Engagement als Feigenblatt
Es ist ein von der Geschichte hundertfach widerlegter Irrtum, zu glauben, mit Gewalt ließe sich etwas zum Besseren wenden. Ein Irrtum, der unausrottbar ist. Rostock hat das erneut bewiesen: Einige Hundert autonome Steinewerfer genügten, den Protest tausender friedlicher Globalisierungsskeptiker zu diskreditieren.
Daran sind die Attac, Hedonistische Linke und wer sonst noch mittat beim Gipfelsoli, durchaus mitschuldig: Wer sich nicht deutlich vom gewaltsamen Protest distanziert, wer ein waberndes „Im Prinzip nicht, aber mal sehen, wie sich die Lage entwickelt“ propagiert, darf am Ende des Tages nicht klagen, wenn er sich von der öffentlichen Meinung in den Schwarzen Block, die Abordnung aggressiver Autonomer, versetzt sieht. Selbstverständlich gibt es zwischen beiden Gruppen große Unterschiede – aber eine überzeugende Erklärung, warum der Verzicht auf Gewalt die eigene Schlagkraft schmälert, war bislang nicht zu vernehmen.
Attac hat es ja versucht. Es wurde ein Bumerang. Als sich Peter Wahl vom Attac-Koordinierungsrat im März öffentlich von Gewalt beim G8-Gipfel distanzierte, distanzierte sich der Gipfel-Soli – ein Zusammenschluss verschiedenster Globalisierungsskeptiker – sofort von Attac. Es sei eine Frechheit, dass Attac sich anmaße, für alle zu sprechen, stand in der wütenden Pressemitteilung, nur, um den „eingeschlagenen Kuschelkurs“ mit der öffentlichen Meinung fortsetzen zu können.
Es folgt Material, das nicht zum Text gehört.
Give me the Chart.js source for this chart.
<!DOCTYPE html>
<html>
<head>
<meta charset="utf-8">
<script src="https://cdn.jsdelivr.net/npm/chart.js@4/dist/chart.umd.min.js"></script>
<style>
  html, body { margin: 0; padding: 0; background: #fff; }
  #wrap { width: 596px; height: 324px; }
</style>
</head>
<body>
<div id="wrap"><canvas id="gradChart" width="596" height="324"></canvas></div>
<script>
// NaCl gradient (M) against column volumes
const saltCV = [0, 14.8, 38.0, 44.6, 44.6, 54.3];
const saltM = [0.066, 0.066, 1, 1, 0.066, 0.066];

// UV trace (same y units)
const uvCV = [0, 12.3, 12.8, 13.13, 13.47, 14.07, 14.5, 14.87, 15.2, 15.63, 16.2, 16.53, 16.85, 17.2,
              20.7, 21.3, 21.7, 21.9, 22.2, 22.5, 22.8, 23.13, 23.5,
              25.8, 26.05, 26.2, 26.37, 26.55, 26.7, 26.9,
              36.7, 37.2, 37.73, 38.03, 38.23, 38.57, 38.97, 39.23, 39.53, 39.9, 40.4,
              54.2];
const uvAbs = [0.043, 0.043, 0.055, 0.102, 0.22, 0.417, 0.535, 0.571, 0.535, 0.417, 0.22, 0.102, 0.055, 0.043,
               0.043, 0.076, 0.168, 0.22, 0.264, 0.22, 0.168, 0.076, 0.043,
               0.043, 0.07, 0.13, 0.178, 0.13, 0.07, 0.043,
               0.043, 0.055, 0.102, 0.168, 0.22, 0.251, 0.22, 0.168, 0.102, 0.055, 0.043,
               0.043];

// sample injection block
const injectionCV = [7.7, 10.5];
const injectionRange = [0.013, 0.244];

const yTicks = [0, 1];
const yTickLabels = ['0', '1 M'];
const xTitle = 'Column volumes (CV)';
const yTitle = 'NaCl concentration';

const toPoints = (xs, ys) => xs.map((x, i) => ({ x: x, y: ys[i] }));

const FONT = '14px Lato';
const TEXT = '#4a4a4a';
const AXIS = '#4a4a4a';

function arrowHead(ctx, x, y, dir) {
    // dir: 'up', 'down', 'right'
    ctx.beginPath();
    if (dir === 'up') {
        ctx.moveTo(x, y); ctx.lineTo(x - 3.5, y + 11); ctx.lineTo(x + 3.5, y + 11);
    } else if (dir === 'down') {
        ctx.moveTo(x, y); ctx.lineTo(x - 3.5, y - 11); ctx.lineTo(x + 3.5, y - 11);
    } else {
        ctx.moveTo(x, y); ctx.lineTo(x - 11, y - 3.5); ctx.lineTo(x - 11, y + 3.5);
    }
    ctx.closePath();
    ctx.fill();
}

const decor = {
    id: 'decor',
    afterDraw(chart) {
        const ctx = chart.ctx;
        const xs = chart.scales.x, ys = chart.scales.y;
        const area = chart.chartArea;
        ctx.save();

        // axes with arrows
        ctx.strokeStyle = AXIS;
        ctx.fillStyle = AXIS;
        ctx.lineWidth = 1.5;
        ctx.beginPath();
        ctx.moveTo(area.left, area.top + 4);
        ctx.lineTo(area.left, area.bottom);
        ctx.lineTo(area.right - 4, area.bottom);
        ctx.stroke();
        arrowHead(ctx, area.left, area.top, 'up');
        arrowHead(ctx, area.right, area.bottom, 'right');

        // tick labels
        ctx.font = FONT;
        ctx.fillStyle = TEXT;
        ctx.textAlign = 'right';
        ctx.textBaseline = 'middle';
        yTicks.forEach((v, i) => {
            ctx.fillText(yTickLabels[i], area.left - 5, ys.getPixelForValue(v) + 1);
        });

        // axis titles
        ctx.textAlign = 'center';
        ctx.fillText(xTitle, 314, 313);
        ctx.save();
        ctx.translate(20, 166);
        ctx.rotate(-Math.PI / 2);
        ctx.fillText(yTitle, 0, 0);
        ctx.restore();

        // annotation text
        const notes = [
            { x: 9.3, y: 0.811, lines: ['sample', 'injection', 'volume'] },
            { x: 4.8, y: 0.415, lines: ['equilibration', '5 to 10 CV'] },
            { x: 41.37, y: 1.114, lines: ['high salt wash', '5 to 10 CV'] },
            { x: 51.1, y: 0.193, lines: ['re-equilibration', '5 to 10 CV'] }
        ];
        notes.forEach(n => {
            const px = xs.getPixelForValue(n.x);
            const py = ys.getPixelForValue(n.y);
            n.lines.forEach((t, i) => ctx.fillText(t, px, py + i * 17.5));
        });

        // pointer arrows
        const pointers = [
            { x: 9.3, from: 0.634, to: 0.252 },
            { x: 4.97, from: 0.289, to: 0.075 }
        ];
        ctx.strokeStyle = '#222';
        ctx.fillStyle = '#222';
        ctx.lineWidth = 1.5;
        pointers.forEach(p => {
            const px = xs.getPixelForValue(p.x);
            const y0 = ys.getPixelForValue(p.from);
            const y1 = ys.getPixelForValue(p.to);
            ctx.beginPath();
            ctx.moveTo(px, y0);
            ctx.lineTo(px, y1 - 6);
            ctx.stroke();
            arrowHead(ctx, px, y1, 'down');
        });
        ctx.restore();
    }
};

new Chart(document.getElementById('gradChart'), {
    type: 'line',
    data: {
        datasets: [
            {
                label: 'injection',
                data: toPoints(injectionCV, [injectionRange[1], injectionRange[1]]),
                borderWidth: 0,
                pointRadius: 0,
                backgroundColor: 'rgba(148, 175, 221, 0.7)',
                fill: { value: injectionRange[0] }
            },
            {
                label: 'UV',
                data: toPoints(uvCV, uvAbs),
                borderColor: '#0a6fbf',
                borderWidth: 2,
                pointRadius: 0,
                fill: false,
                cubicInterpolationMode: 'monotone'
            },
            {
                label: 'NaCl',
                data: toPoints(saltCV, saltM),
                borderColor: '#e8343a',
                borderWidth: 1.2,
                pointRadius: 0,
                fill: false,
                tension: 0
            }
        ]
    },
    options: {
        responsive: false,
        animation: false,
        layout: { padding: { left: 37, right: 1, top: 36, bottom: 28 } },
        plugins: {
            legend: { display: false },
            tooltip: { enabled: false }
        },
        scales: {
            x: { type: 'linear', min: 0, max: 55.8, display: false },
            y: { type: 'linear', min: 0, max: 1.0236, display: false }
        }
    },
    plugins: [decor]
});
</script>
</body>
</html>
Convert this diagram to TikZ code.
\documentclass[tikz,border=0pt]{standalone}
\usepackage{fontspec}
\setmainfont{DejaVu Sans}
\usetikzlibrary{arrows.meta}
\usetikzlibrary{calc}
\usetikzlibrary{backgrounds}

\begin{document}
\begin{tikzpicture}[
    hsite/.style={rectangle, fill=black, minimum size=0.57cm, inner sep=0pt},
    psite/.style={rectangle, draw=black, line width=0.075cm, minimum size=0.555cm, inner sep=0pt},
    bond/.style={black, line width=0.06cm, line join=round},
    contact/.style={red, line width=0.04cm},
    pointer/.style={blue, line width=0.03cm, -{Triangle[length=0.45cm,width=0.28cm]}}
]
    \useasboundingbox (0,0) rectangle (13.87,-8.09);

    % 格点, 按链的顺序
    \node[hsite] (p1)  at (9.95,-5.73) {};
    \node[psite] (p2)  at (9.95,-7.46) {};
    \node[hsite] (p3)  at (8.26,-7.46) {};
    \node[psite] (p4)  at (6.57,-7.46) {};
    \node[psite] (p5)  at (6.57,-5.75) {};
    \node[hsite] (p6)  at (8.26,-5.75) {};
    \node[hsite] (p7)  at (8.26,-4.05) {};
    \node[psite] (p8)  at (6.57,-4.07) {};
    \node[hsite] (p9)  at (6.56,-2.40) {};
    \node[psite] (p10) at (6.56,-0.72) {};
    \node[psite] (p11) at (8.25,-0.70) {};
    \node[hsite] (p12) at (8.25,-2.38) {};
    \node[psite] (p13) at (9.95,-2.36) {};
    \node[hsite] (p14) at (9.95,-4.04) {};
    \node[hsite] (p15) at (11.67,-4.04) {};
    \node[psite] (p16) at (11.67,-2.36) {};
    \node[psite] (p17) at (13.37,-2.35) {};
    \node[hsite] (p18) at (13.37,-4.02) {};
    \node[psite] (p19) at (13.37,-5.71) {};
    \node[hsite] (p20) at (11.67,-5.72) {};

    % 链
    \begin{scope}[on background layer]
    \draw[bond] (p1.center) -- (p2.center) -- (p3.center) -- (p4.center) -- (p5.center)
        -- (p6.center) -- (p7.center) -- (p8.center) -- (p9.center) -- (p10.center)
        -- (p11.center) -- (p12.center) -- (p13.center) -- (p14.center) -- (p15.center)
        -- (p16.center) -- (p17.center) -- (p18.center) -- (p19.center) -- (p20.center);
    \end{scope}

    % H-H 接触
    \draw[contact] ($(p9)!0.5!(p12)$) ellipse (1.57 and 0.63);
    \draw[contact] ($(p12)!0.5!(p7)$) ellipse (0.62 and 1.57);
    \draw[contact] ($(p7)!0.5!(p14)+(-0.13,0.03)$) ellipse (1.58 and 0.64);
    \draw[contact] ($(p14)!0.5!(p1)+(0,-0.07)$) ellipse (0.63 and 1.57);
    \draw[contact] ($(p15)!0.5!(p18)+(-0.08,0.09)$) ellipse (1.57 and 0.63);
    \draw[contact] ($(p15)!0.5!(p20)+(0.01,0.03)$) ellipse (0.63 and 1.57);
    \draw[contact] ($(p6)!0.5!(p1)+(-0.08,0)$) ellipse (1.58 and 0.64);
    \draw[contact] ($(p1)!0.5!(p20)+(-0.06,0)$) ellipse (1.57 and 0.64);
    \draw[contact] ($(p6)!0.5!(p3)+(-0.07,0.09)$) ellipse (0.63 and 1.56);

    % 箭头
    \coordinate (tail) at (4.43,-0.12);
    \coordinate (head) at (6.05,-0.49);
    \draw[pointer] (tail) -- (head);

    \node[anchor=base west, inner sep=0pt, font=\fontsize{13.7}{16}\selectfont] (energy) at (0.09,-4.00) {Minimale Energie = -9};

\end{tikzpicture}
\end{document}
Dabei gehört es doch zu den ewig bestrittenen Lebenslügen von Attac, dass diese prominenteste Gruppe der Globalisierungsskeptiker auch aufgrund von Gewalt zu ihrer Prominenz kam. Die Ereignisse von Genua 2001, wo bei gewaltsamen Protesten während eines G8-Gipfels ein Demonstrant getötet und hunderte verletzt wurden, platzierten Attac plötzlich an die Spitze der internationalen Bewegung. Es ist zynisch und doch dadurch nicht weniger wahr: Dass die Gruppe in den letzten Jahren Attraktivität und Mitglieder einbüßte, hat neben vielem anderen auch damit zu tun, dass es bei Protesten weniger Randale gibt.
Schaut man den gewaltbereiten Protestierern bei ihrem Tun zu, wird schnell klar, dass das vermeintliche Engagement für Afrika, die Umwelt und eine Regulierung der Finanzmärkte nur ein Vorwand ist, ein Selbstzweck, um sich an Autoritäten abzuarbeiten, um auch im reiferen Alter noch Räuber und Gendarm spielen zu dürfen – hinter dem Feigenblatt gesellschaftlichen Engagements. Nur ein paar Transparente und Buttons mit Losungen unterscheiden den Schwarzen Block bei seinen Scharmützeln mit der Polizei von Fußball-Hooligans, die sich zur Straßenschlacht treffen. Selbst renommierte Medien laufen hier regelmäßig einem Irrtum auf, wenn sie meinen, der vermeintliche Zweck solcher Proteste adle sie oder hebe sie zumindest über die tumbe Gewalt prügelnder Fußballfans hinaus.
Grundlegende Werte – und dazu gehört eine weit reichende Gewaltfreiheit – sind entweder universell oder obsolet. Es ist absurd, einen Grundwert zu verletzen, um einen anderen durchzusetzen. Wer mit Gewalt startet, kann nicht gutes vollbringen. Das gilt für die (über-)reagierende Staatsmacht ebenso.